Nevertheless, the exchange is still facing challenges getting regulatory clarity in the US, with the SEC remaining adamant that most crypto assets offered in the country are securities.
In September of 2021, Coinbase Financial Markets filed an application with the NFA to register as an FCM. Our team has worked with regulators since then to ensure we will comply with all the necessary regulations and that our FCM’s business model meets the CFTC’s customer protection requirements.
Coinbase Conflict with the SEC
While the recent approval will expand Coinbase’s offerings in the cryptocurrency space, the lawsuit filed by the SEC remains a concern.

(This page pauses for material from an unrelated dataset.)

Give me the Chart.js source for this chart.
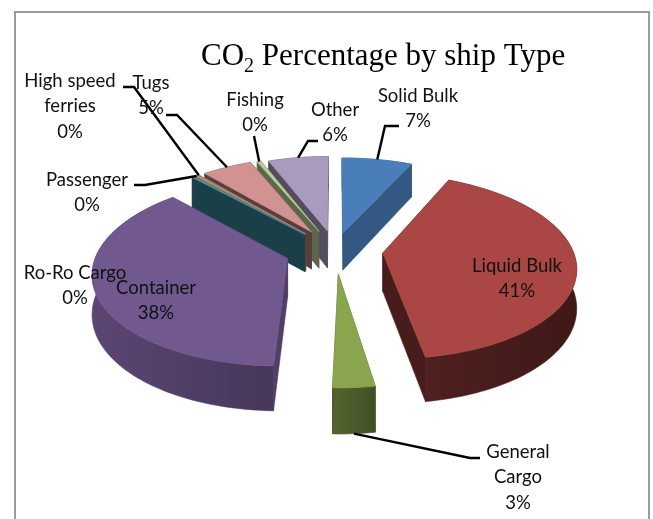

In June this year, the SEC charged Coinbase with offering unregistered securities on the platform.
The regulator also said Coinbase failed to register its crypto asset staking-as-a-service program.
The SEC claimed that Coinbase had generated billions of dollars by unlawfully enabling the trading of crypto asset securities.
According to the regulatory body, the commission combined the traditional services of exchange, brokerage platform, and clearing agency without registering these services.
The exchange has since criticized this lawsuit. Coinbase filed a motion in response to the SEC’s charges asking a judge to dismiss the case against it.
The exchange also alleged that the SEC had stepped out of its regulatory jurisdiction by suing the company, which meant the regulator’s authority spilled over to the cryptocurrency industry.
Coinbase also asked the judge to dismiss the lawsuit because the allegations were similar to those made in the lawsuit against Ripple’s XRP.
A judge dismissed the SEC’s claims of XRP being a lawsuit saying that the trades made on exchanges were not considered securities. The SEC has since appealed this ruling.
Besides Coinbase, the SEC sued Binance US for offering unregistered securities and misleading customers.
The lawsuits have significantly impacted the cryptocurrency industry, with Robinhood delisting some securities classified as securities by the SEC, including Solana and Cardano.